## What is needed
Set down each line from the one containing "Clone this diagram in TikZ." to the one containing "minimum height=112pt, text", inclusive, exactly as written and with nothing further.

— Start of Given data —

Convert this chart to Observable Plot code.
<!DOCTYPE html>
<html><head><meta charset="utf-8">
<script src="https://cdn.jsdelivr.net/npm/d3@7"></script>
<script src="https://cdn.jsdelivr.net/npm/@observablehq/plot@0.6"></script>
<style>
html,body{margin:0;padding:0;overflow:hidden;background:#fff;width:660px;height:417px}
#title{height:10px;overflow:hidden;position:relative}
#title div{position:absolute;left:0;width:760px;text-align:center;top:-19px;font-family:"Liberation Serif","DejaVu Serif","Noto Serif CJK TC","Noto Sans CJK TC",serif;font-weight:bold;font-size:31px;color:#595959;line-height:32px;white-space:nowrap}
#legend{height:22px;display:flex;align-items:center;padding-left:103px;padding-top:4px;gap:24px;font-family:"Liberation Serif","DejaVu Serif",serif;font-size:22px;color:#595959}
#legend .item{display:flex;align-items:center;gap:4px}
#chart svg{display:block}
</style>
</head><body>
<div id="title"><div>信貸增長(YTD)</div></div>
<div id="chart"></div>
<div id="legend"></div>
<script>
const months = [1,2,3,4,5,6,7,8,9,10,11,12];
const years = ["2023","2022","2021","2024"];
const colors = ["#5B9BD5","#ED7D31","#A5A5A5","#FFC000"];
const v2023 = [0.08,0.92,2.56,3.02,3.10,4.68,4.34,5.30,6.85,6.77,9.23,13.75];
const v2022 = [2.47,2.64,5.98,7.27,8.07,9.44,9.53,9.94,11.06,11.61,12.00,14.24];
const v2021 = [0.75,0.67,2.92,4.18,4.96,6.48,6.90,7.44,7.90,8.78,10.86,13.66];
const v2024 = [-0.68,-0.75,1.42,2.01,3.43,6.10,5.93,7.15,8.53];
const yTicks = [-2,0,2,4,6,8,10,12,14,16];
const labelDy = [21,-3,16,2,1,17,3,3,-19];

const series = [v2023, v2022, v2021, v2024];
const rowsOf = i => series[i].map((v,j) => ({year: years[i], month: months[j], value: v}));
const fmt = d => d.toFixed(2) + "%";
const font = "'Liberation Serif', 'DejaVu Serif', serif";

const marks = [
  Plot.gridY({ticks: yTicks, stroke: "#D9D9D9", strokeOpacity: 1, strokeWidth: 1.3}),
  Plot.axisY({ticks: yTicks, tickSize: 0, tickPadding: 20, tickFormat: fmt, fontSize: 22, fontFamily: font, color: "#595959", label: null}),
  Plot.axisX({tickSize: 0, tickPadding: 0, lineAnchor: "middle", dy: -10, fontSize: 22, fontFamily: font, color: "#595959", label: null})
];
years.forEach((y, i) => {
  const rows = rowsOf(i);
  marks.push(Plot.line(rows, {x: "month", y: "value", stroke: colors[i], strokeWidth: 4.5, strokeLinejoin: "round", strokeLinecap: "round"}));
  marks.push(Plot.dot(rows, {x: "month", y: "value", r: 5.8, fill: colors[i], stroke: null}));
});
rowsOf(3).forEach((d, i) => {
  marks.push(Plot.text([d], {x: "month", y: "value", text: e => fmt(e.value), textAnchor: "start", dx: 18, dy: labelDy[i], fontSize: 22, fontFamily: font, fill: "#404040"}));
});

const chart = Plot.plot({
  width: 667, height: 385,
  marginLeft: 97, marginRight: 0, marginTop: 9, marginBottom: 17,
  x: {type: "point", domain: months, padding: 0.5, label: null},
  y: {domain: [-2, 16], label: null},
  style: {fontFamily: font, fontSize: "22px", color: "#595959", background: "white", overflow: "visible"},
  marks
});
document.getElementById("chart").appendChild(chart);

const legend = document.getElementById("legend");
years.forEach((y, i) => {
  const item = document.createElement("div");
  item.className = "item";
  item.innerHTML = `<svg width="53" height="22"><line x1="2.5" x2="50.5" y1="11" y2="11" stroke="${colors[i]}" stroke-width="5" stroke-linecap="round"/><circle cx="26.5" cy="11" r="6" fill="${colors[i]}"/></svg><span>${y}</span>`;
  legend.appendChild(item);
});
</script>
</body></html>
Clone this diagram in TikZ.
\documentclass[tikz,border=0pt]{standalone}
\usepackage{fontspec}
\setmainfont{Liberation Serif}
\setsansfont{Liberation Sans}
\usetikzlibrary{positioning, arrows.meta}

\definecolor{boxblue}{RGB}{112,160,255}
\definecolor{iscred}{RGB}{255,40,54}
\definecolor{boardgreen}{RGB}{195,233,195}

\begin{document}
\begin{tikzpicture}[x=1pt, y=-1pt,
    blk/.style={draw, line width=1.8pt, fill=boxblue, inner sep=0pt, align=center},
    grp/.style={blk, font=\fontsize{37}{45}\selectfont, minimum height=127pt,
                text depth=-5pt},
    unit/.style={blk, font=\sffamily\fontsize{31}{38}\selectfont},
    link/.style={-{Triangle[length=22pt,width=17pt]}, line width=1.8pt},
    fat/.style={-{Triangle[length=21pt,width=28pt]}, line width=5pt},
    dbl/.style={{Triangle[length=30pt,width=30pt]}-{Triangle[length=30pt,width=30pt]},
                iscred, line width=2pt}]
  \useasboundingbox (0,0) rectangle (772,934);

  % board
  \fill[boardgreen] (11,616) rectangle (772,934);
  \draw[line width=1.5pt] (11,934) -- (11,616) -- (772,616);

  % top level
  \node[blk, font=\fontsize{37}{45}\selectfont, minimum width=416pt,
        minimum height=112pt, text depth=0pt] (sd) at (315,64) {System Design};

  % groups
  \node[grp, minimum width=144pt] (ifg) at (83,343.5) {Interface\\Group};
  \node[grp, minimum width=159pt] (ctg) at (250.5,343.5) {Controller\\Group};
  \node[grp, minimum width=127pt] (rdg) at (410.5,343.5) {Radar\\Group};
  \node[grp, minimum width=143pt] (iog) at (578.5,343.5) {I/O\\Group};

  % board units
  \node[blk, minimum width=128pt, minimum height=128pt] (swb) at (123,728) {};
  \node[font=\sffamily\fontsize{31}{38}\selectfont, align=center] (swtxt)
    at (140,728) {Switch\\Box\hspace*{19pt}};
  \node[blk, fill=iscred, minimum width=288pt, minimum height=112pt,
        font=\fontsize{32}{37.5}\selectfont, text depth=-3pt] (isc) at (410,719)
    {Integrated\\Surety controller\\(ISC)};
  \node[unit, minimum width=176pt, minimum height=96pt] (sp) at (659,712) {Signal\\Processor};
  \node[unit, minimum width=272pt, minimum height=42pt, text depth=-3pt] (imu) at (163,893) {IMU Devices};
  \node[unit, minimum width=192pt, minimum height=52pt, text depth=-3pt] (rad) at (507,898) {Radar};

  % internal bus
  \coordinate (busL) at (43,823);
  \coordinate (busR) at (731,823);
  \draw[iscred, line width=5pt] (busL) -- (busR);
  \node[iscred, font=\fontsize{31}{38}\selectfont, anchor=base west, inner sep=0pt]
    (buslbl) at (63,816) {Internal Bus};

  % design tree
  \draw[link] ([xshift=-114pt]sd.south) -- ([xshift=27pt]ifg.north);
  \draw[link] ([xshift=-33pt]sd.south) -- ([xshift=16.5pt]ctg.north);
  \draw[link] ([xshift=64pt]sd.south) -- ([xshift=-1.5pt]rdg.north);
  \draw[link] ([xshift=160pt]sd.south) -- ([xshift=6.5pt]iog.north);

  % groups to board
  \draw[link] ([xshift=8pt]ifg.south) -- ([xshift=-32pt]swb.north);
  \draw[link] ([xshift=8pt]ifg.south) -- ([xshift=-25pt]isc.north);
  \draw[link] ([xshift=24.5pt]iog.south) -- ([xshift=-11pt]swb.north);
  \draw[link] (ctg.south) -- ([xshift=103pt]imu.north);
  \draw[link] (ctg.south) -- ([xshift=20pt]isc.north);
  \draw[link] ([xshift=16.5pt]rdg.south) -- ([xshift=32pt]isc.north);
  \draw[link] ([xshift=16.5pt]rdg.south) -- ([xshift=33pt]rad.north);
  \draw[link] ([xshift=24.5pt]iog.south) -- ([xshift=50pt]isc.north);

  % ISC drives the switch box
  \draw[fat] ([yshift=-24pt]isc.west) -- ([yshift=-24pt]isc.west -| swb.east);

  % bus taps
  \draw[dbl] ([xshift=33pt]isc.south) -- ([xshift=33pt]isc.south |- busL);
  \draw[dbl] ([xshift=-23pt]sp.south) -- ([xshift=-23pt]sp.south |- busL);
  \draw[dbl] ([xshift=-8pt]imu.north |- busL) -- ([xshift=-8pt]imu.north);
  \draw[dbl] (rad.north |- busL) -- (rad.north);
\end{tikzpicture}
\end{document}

— End of Given data —

## Task result
Clone this diagram in TikZ.
\documentclass[tikz,border=0pt]{standalone}
\usepackage{fontspec}
\setmainfont{Liberation Serif}
\setsansfont{Liberation Sans}
\usetikzlibrary{positioning, arrows.meta}

\definecolor{boxblue}{RGB}{112,160,255}
\definecolor{iscred}{RGB}{255,40,54}
\definecolor{boardgreen}{RGB}{195,233,195}

\begin{document}
\begin{tikzpicture}[x=1pt, y=-1pt,
    blk/.style={draw, line width=1.8pt, fill=boxblue, inner sep=0pt, align=center},
    grp/.style={blk, font=\fontsize{37}{45}\selectfont, minimum height=127pt,
                text depth=-5pt},
    unit/.style={blk, font=\sffamily\fontsize{31}{38}\selectfont},
    link/.style={-{Triangle[length=22pt,width=17pt]}, line width=1.8pt},
    fat/.style={-{Triangle[length=21pt,width=28pt]}, line width=5pt},
    dbl/.style={{Triangle[length=30pt,width=30pt]}-{Triangle[length=30pt,width=30pt]},
                iscred, line width=2pt}]
  \useasboundingbox (0,0) rectangle (772,934);

  % board
  \fill[boardgreen] (11,616) rectangle (772,934);
  \draw[line width=1.5pt] (11,934) -- (11,616) -- (772,616);

  % top level
  \node[blk, font=\fontsize{37}{45}\selectfont, minimum width=416pt,
        minimum height=112pt, text depth=0pt] (sd) at (315,64) {System Design};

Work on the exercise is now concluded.